AIM: Transcribe all of the data exactly. Omit the pictures.

INFORMATION SUPPLIED:
○ ○ ○ ○ ○
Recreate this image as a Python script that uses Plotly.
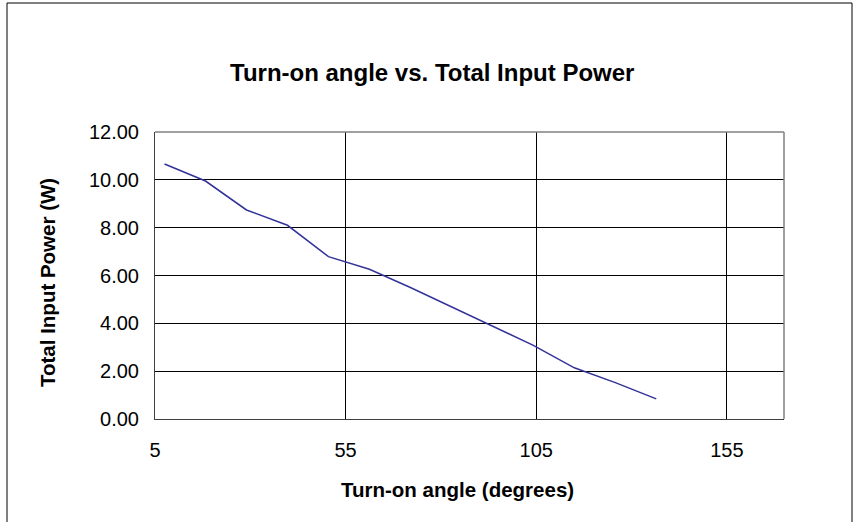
import plotly.graph_objects as go

turn_on_angle = [7.5, 18.25, 29.0, 39.75, 50.5, 61.25, 72.0, 82.75, 93.5, 104.25, 115.0, 125.75, 136.5]
total_input_power = [10.66, 9.95, 8.74, 8.10, 6.79, 6.26, 5.50, 4.70, 3.88, 3.08, 2.14, 1.52, 0.84]

title_text = "Turn-on angle vs. Total Input Power"
x_title = "Turn-on angle (degrees)"
y_title = "Total Input Power (W)"

FONT = "Liberation Sans, Arial, sans-serif"

fig = go.Figure()
fig.add_trace(go.Scatter(
    x=turn_on_angle, y=total_input_power, mode="lines",
    line=dict(color="#333399", width=1.5), showlegend=False,
))

L, R, T, B = 155, 74, 132, 103
W, H = 858, 522
pw, ph = W - L - R, H - T - B

def px2paper_x(px):
    return (px - L) / pw

def px2paper_y(py):
    return (H - B - py) / ph

fig.update_layout(
    width=W, height=H,
    margin=dict(l=L, r=R, t=T, b=B),
    paper_bgcolor="white", plot_bgcolor="white",
    font=dict(family=FONT, color="black", size=20),
    xaxis=dict(
        range=[5, 170], tick0=5, dtick=50, tickmode="linear",
        showgrid=True, gridcolor="black", gridwidth=1,
        showline=True, linecolor="#404040", linewidth=1,
        zeroline=False, ticks="", ticklabelstandoff=13,
        tickfont=dict(size=20),
    ),
    yaxis=dict(
        range=[0, 12], tick0=0, dtick=2, tickmode="linear", tickformat=".2f",
        showgrid=True, gridcolor="black", gridwidth=1,
        showline=True, linecolor="#404040", linewidth=1,
        zeroline=False, ticks="", ticklabelstandoff=11,
        tickfont=dict(size=20),
    ),
)

# chart title and axis titles
fig.add_annotation(text="<b>" + title_text + "</b>", xref="paper", yref="paper",
                   x=px2paper_x(432), y=px2paper_y(73), xanchor="center", yanchor="middle",
                   showarrow=False, font=dict(size=24, family=FONT))
fig.add_annotation(text="<b>" + x_title + "</b>", xref="paper", yref="paper",
                   x=px2paper_x(457), y=px2paper_y(489), xanchor="center", yanchor="middle",
                   showarrow=False, font=dict(size=20.5, family=FONT))
fig.add_annotation(text="<b>" + y_title + "</b>", xref="paper", yref="paper",
                   x=px2paper_x(47), y=px2paper_y(283), xanchor="center", yanchor="middle",
                   textangle=-90, showarrow=False, font=dict(size=20.5, family=FONT))

# plot area border (gray, top and right)
fig.add_shape(type="line", xref="paper", yref="paper", x0=0, x1=1, y0=1, y1=1,
              line=dict(color="#808080", width=1.5), layer="above")
fig.add_shape(type="line", xref="paper", yref="paper", x0=1, x1=1, y0=0, y1=1,
              line=dict(color="#808080", width=1.5), layer="above")

# outer chart border
fig.add_shape(type="rect", xref="paper", yref="paper",
              x0=px2paper_x(7), x1=px2paper_x(852),
              y0=px2paper_y(530), y1=px2paper_y(3),
              line=dict(color="black", width=1), fillcolor="rgba(0,0,0,0)", layer="below")

fig.write_html("out.html", config={"displayModeBar": False},
               post_script="document.body.style.margin='0px';")
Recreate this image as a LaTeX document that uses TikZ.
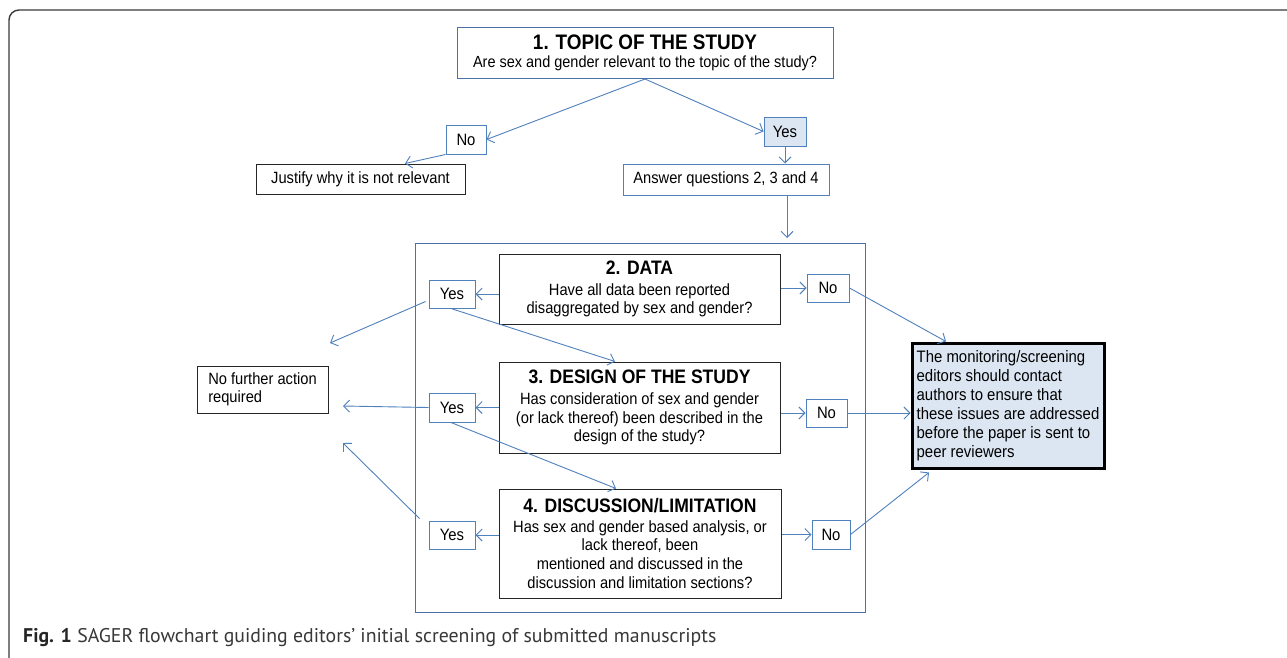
○ ○ ○ ○ ○
FINAL RESULT:
Recreate this image as a Python script that uses Plotly.
import plotly.graph_objects as go

turn_on_angle = [7.5, 18.25, 29.0, 39.75, 50.5, 61.25, 72.0, 82.75, 93.5, 104.25, 115.0, 125.75, 136.5]
total_input_power = [10.66, 9.95, 8.74, 8.10, 6.79, 6.26, 5.50, 4.70, 3.88, 3.08, 2.14, 1.52, 0.84]

title_text = "Turn-on angle vs. Total Input Power"
x_title = "Turn-on angle (degrees)"
y_title = "Total Input Power (W)"

FONT = "Liberation Sans, Arial, sans-serif"

fig = go.Figure()
fig.add_trace(go.Scatter(
    x=turn_on_angle, y=total_input_power, mode="lines",
    line=dict(color="#333399", width=1.5), showlegend=False,
))

L, R, T, B = 155, 74, 132, 103
W, H = 858, 522
pw, ph = W - L - R, H - T - B

def px2paper_x(px):
    return (px - L) / pw

def px2paper_y(py):
    return (H - B - py) / ph

fig.update_layout(
    width=W, height=H,
    margin=dict(l=L, r=R, t=T, b=B),
    paper_bgcolor="white", plot_bgcolor="white",
    font=dict(family=FONT, color="black", size=20),
    xaxis=dict(
        range=[5, 170], tick0=5, dtick=50, tickmode="linear",
        showgrid=True, gridcolor="black", gridwidth=1,
        showline=True, linecolor="#404040", linewidth=1,
        zeroline=False, ticks="", ticklabelstandoff=13,
        tickfont=dict(size=20),
    ),
    yaxis=dict(
        range=[0, 12], tick0=0, dtick=2, tickmode="linear", tickformat=".2f",
        showgrid=True, gridcolor="black", gridwidth=1,
        showline=True, linecolor="#404040", linewidth=1,
        zeroline=False, ticks="", ticklabelstandoff=11,
        tickfont=dict(size=20),
    ),
)

# chart title and axis titles
fig.add_annotation(text="<b>" + title_text + "</b>", xref="paper", yref="paper",
                   x=px2paper_x(432), y=px2paper_y(73), xanchor="center", yanchor="middle",
                   showarrow=False, font=dict(size=24, family=FONT))
fig.add_annotation(text="<b>" + x_title + "</b>", xref="paper", yref="paper",
                   x=px2paper_x(457), y=px2paper_y(489), xanchor="center", yanchor="middle",
                   showarrow=False, font=dict(size=20.5, family=FONT))
fig.add_annotation(text="<b>" + y_title + "</b>", xref="paper", yref="paper",
                   x=px2paper_x(47), y=px2paper_y(283), xanchor="center", yanchor="middle",
                   textangle=-90, showarrow=False, font=dict(size=20.5, family=FONT))

# plot area border (gray, top and right)
fig.add_shape(type="line", xref="paper", yref="paper", x0=0, x1=1, y0=1, y1=1,
              line=dict(color="#808080", width=1.5), layer="above")
fig.add_shape(type="line", xref="paper", yref="paper", x0=1, x1=1, y0=0, y1=1,
              line=dict(color="#808080", width=1.5), layer="above")

# outer chart border
fig.add_shape(type="rect", xref="paper", yref="paper",
              x0=px2paper_x(7), x1=px2paper_x(852),
              y0=px2paper_y(530), y1=px2paper_y(3),
              line=dict(color="black", width=1), fillcolor="rgba(0,0,0,0)", layer="below")

fig.write_html("out.html", config={"displayModeBar": False},
               post_script="document.body.style.margin='0px';")
Recreate this image as a LaTeX document that uses TikZ.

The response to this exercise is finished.